Cardinal Albert Decourtray, a noted friend of Israel and Jews, was awarded the French government’s first “prize for the defense of human rights” Wednesday, which included the funds.

The award was announced a day after Decourtray publicly expressed his “sympathy to the Palestinian people” and support of “their right to a country of their own.”

He made his declaration in a letter to the newly appointed Latin Patriarch of Jerusalem, Msgr. Michel Sabbah, an Arab. Decourtray explained Wednesday that it was based on “the concept of human rights in our civilization (which) is part of the Jewish-Christian tradition and common to both faiths.”

The statement of sympathy for Palestinian aspirations had a powerful effect on Jews and non-Jews, not only because France is 90 percent Catholic, but because Decourtray represents the strongest pro-Jewish, pro-Israel trend within the country’s Roman Catholic hierarchy.

His sensitivity to Jewish concerns was demonstrated when he headed the Catholic delegation at two Jewish-Catholic meetings in Geneva last year on the issue of a Carmelite convent at Auschwitz. Jewish delegates to what became known as the “Auschwitz Conference” stressed that the cardinal was “highly sensitive to our feelings and receptive to our arguments.”

Decourtray’s intervention is credited for the Vatican’s decision to remove the convent in recognition that the Jewish people were overwhelmingly the victims of the Nazi death machine at Auschwitz and that the camp site must remain forever linked to Jewish martyrdom.

Decourtray, a former archbishop of Lyon, is president of the French Catholic Episcopalian Conference and as such is titular head of the church in France. He has considerable influence in Vatican circles.

He was the only top-ranking Catholic cleric to openly express “reservations” over Pope John Paul II’s meeting with Austrian President Kurt Waldheim at the Vatican last June because of Waldheim’s revealed Nazi past.

During the trial in Lyon last year of Nazi war criminal Klaus Barbie, Decourtray was the first visitor to the Jewish memorial for Holocaust victims erected near the courthouse. French Jewish leaders who know the cardinal well have always found him “personally involved with the Jewish people and highly sensitive to Jewish sensibilities and the aftermath of the Holocaust.”

His letter to Sabbah supported both a Jewish nation and the right of the Palestinians to their own.

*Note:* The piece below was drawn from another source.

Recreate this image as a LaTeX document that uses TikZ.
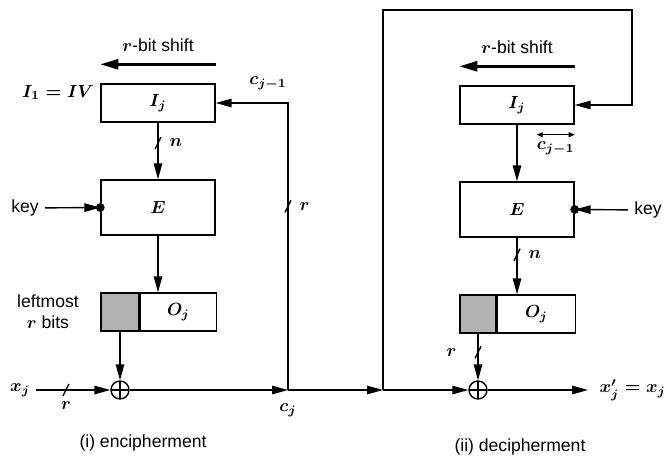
\documentclass[tikz,border=0pt]{standalone}
\usepackage{fontspec}
\setmainfont{Liberation Sans}
\usetikzlibrary{positioning, arrows.meta}
\tikzset{
every picture/.style={
line width=0.8pt
},
bitmark/.pic={\draw[-] (-3,6) -- (3,-6);}
}

\begin{document}
\boldmath
\begin{tikzpicture}[x=0.02cm, y=-0.02cm,
>={Triangle[length=3.2mm, width=1.7mm]},
block/.style = {rectangle, draw=black, minimum width=2.28cm, minimum height=0.76cm, inner sep=0pt},
rbits/.style = {block, fill=gray!60, minimum width=0.76cm},
xor/.style = {circle, draw, minimum size=0.36cm, inner sep=0pt,
  path picture={\draw (path picture bounding box.north) -- (path picture bounding box.south)
  (path picture bounding box.west) -- (path picture bounding box.east);}},
shiftarrow/.style = {-{Triangle[length=3.6mm, width=2mm]}, line width=1.6pt},
node distance = 0.5cm]

  \useasboundingbox (0,0) rectangle (672,457);

  % (i) encipherment
  \node[block] (I1) at (158,103) {$I_j$};
  \node[block, minimum height=1.1cm] (E1) at (158,207.5) {$E$};
  \node[rbits] (s1) at (120,312) {};
  \node[block, minimum width=1.52cm, right=0pt of s1] (O1) {$O_j$};
  \node[xor] (x1) at (120,390) {};

  \node[anchor=east] (iv) at ([yshift=-0.18cm]I1.north west) {$I_1=IV$};
  \node (k1) at (25,208) {key};
  \node[align=center, left=0.3cm of s1] (lm) {leftmost\\$r$ bits};
  \node (xj) at (20,390) {$x_j$};
  \coordinate (j1) at (288,390);
  \node[below=0.15cm of j1] (cj) {$c_j$};
  \node (cj1) at (268,83) {$c_{j-1}$};

  \draw[shiftarrow] ([yshift=0.38cm]I1.north east) -- ([yshift=0.38cm]I1.north west)
    node[midway, above=0.1cm] {$r$-bit shift};
  \draw[->] (I1) -- (E1) pic[pos=0.36] {bitmark} node[pos=0.36, right=0.1cm] {$n$};
  \draw[->] (E1) -- (E1.south |- O1.north);
  \draw[->] (s1) -- (x1);
  \draw[->] (xj) -- (x1) pic[pos=0.4] {bitmark} node[pos=0.4, below=0.1cm] {$r$};
  \draw[->] (x1) -- (j1);
  \draw[->] (j1) |- (I1.east) pic[pos=0.32] {bitmark} node[pos=0.32, right=0.1cm] {$r$};
  \draw[->] (k1) -- (E1.west);
  \fill (E1.west) circle (2.5pt);

  % (ii) decipherment
  \node[block] (I2) at (517,105) {$I_j$};
  \node[block, minimum height=1.1cm] (E2) at (517,209.5) {$E$};
  \node[rbits, minimum width=0.72cm] (s2) at (478,314) {};
  \node[block, minimum width=1.56cm, right=0pt of s2] (O2) {$O_j$};
  \node[xor] (x2) at (478,390) {};

  \node (k2) at (648,210) {key};
  \coordinate (j2) at (383,390);
  \coordinate (t1) at (383,10);
  \coordinate (t2) at (632,10);
  \coordinate (out2) at (588,390);
  \node[right=0.1cm of out2] (xo) {$x'_j=x_j$};

  \draw[->] (j1) -- (j2);
  \draw[->] (j2) -- (x2);
  \draw[->] (j2) -- (t1) -- (t2) |- (I2.east);
  \draw[->] (x2) -- (out2);
  \draw[shiftarrow] ([yshift=0.38cm]I2.north east) -- ([yshift=0.38cm]I2.north west)
    node[midway, above=0.1cm] {$r$-bit shift};
  \draw[->] (I2) -- (E2);
  \draw[->] (E2) -- (E2.south |- O2.north) pic[pos=0.3] {bitmark} node[pos=0.3, right=0.1cm] {$n$};
  \draw[->] (s2) -- (x2) pic[pos=0.4] {bitmark} node[pos=0.4, left=0.3cm] {$r$};
  \draw[->] (k2) -- (E2.east);
  \fill (E2.east) circle (2.5pt);
  \draw[{Triangle[length=1.2mm, width=1mm]}-{Triangle[length=1.2mm, width=1mm]}, line width=0.6pt]
    ([xshift=-0.76cm, yshift=-0.2cm]I2.south east) -- ([yshift=-0.2cm]I2.south east)
    node[midway, below=0.02cm] {$c_{j-1}$};

  \node (cap1) at (143,443) {(i) encipherment};
  \node (cap2) at (520,447) {(ii) decipherment};

\end{tikzpicture}
\end{document}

He said “moderation and tolerances” are required in seeking a solution, not the recent unrest in the administered territories.

Copies of the cardinal’s letter are being distributed to all sees and parishes in France, the Catholic newspaper La Croix reported, and will be read as part of sermons in many churches this Sunday.

Meanwhile, the Council of the French Protestant Federation, representing most of France’s 800,000 Protestants, released a statement backing “the right of both peoples (Israelis and Palestinians) to live within their own independent countries.”